Dataset content:
>> START
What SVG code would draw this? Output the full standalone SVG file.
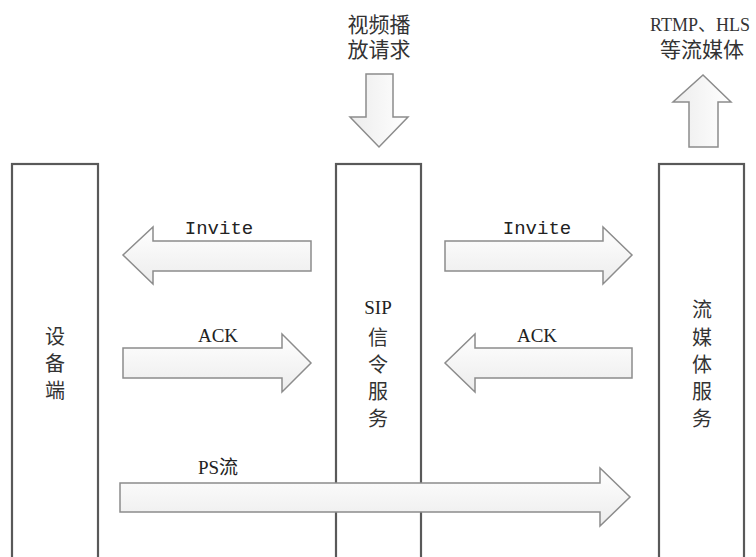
<svg xmlns="http://www.w3.org/2000/svg" width="756" height="557" viewBox="0 0 756 557">
<defs>
<linearGradient id="gv" x1="0" y1="0" x2="0" y2="1">
<stop offset="0" stop-color="#ffffff"/>
<stop offset="1" stop-color="#ececec"/>
</linearGradient>
<linearGradient id="gh" x1="0" y1="0" x2="1" y2="0">
<stop offset="0" stop-color="#ececec"/>
<stop offset="1" stop-color="#ffffff"/>
</linearGradient>
<style>
.col{fill:#fff;stroke:#595959;stroke-width:2.2}
.arr{fill:url(#gv);stroke:#8c8c8c;stroke-width:1.5;stroke-linejoin:miter}
.varr{fill:url(#gh);stroke:#8c8c8c;stroke-width:1.5}
.cn{font-family:"Noto Sans CJK SC",sans-serif;font-size:20px;fill:#333;text-anchor:middle;dominant-baseline:central}
.top{font-family:"Liberation Serif","Noto Sans CJK SC",serif;font-size:21px;fill:#333;text-anchor:middle;dominant-baseline:central}
.lbl{font-family:"Liberation Serif","Noto Sans CJK SC",serif;font-size:19px;fill:#222;text-anchor:middle;dominant-baseline:central}
.mono{font-family:"Liberation Mono",monospace;font-size:19px;fill:#222;text-anchor:middle;dominant-baseline:central}
</style>
</defs>
<rect width="756" height="557" fill="#fff"/>
<g id="device">
<rect class="col" x="12" y="164" width="86" height="410"/>
<text class="cn" x="55" y="335">设</text>
<text class="cn" x="55" y="362">备</text>
<text class="cn" x="55" y="389">端</text>
</g>
<g id="sip">
<rect class="col" x="336" y="164" width="85" height="410"/>
<text class="lbl" x="378" y="307">SIP</text>
<text class="cn" x="378" y="336">信</text>
<text class="cn" x="378" y="363">令</text>
<text class="cn" x="378" y="390">服</text>
<text class="cn" x="378" y="417">务</text>
</g>
<g id="media">
<rect class="col" x="659" y="164" width="85" height="410"/>
<text class="cn" x="702" y="308">流</text>
<text class="cn" x="702" y="336">媒</text>
<text class="cn" x="702" y="363">体</text>
<text class="cn" x="702" y="390">服</text>
<text class="cn" x="702" y="417">务</text>
</g>
<g id="request">
<text class="top" x="379" y="25">视频播</text>
<text class="top" x="379" y="50">放请求</text>
<polygon class="varr" points="366,74 393,74 393,117 408,117 379,147 350,117 366,117"/>
</g>
<g id="output">
<text class="top" x="700" y="25" style="font-size:18px">RTMP、HLS</text>
<text class="top" x="702" y="50">等流媒体</text>
<polygon class="varr" points="689,147 718,147 718,102 731,102 703,75 673,102 689,102"/>
</g>
<g id="connectors">
<polygon class="arr" points="311,241 153,241 153,227 123,255 153,284 153,271 311,271"/>
<text class="mono" x="219" y="229">Invite</text>
<polygon class="arr" points="445,241 603,241 603,227 632,255 603,284 603,271 445,271"/>
<text class="mono" x="537" y="229">Invite</text>
<polygon class="arr" points="123,348 282,348 282,334 311,363 282,392 282,378 123,378"/>
<text class="lbl" x="218" y="335">ACK</text>
<polygon class="arr" points="632,348 475,348 475,334 445,363 475,392 475,378 632,378"/>
<text class="lbl" x="537" y="335">ACK</text>
<polygon class="arr" points="120,483 600,483 600,468 630,497 600,526 600,512 120,512"/>
<text class="lbl" x="218" y="467">PS流</text>
</g>
</svg>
>> END
Directions:
Keep every word of the data as it is when you write it out, but drop the pictures.

Task output:
What SVG code would draw this? Output the full standalone SVG file.
<svg xmlns="http://www.w3.org/2000/svg" width="756" height="557" viewBox="0 0 756 557">
<defs>
<linearGradient id="gv" x1="0" y1="0" x2="0" y2="1">
<stop offset="0" stop-color="#ffffff"/>
<stop offset="1" stop-color="#ececec"/>
</linearGradient>
<linearGradient id="gh" x1="0" y1="0" x2="1" y2="0">
<stop offset="0" stop-color="#ececec"/>
<stop offset="1" stop-color="#ffffff"/>
</linearGradient>
<style>
.col{fill:#fff;stroke:#595959;stroke-width:2.2}
.arr{fill:url(#gv);stroke:#8c8c8c;stroke-width:1.5;stroke-linejoin:miter}
.varr{fill:url(#gh);stroke:#8c8c8c;stroke-width:1.5}
.cn{font-family:"Noto Sans CJK SC",sans-serif;font-size:20px;fill:#333;text-anchor:middle;dominant-baseline:central}
.top{font-family:"Liberation Serif","Noto Sans CJK SC",serif;font-size:21px;fill:#333;text-anchor:middle;dominant-baseline:central}
.lbl{font-family:"Liberation Serif","Noto Sans CJK SC",serif;font-size:19px;fill:#222;text-anchor:middle;dominant-baseline:central}
.mono{font-family:"Liberation Mono",monospace;font-size:19px;fill:#222;text-anchor:middle;dominant-baseline:central}
</style>
</defs>
<rect width="756" height="557" fill="#fff"/>
<g id="device">
<rect class="col" x="12" y="164" width="86" height="410"/>
<text class="cn" x="55" y="335">设</text>
<text class="cn" x="55" y="362">备</text>
<text class="cn" x="55" y="389">端</text>
</g>
<g id="sip">
<rect class="col" x="336" y="164" width="85" height="410"/>
<text class="lbl" x="378" y="307">SIP</text>
<text class="cn" x="378" y="336">信</text>
<text class="cn" x="378" y="363">令</text>
<text class="cn" x="378" y="390">服</text>
<text class="cn" x="378" y="417">务</text>
</g>
<g id="media">
<rect class="col" x="659" y="164" width="85" height="410"/>
<text class="cn" x="702" y="308">流</text>
<text class="cn" x="702" y="336">媒</text>
<text class="cn" x="702" y="363">体</text>
<text class="cn" x="702" y="390">服</text>
<text class="cn" x="702" y="417">务</text>
</g>
<g id="request">
<text class="top" x="379" y="25">视频播</text>
<text class="top" x="379" y="50">放请求</text>
<polygon class="varr" points="366,74 393,74 393,117 408,117 379,147 350,117 366,117"/>
</g>
<g id="output">
<text class="top" x="700" y="25" style="font-size:18px">RTMP、HLS</text>
<text class="top" x="702" y="50">等流媒体</text>
<polygon class="varr" points="689,147 718,147 718,102 731,102 703,75 673,102 689,102"/>
</g>
<g id="connectors">
<polygon class="arr" points="311,241 153,241 153,227 123,255 153,284 153,271 311,271"/>
<text class="mono" x="219" y="229">Invite</text>
<polygon class="arr" points="445,241 603,241 603,227 632,255 603,284 603,271 445,271"/>
<text class="mono" x="537" y="229">Invite</text>
<polygon class="arr" points="123,348 282,348 282,334 311,363 282,392 282,378 123,378"/>
<text class="lbl" x="218" y="335">ACK</text>
<polygon class="arr" points="632,348 475,348 475,334 445,363 475,392 475,378 632,378"/>
<text class="lbl" x="537" y="335">ACK</text>
<polygon class="arr" points="120,483 600,483 600,468 630,497 600,526 600,512 120,512"/>
<text class="lbl" x="218" y="467">PS流</text>
</g>
</svg>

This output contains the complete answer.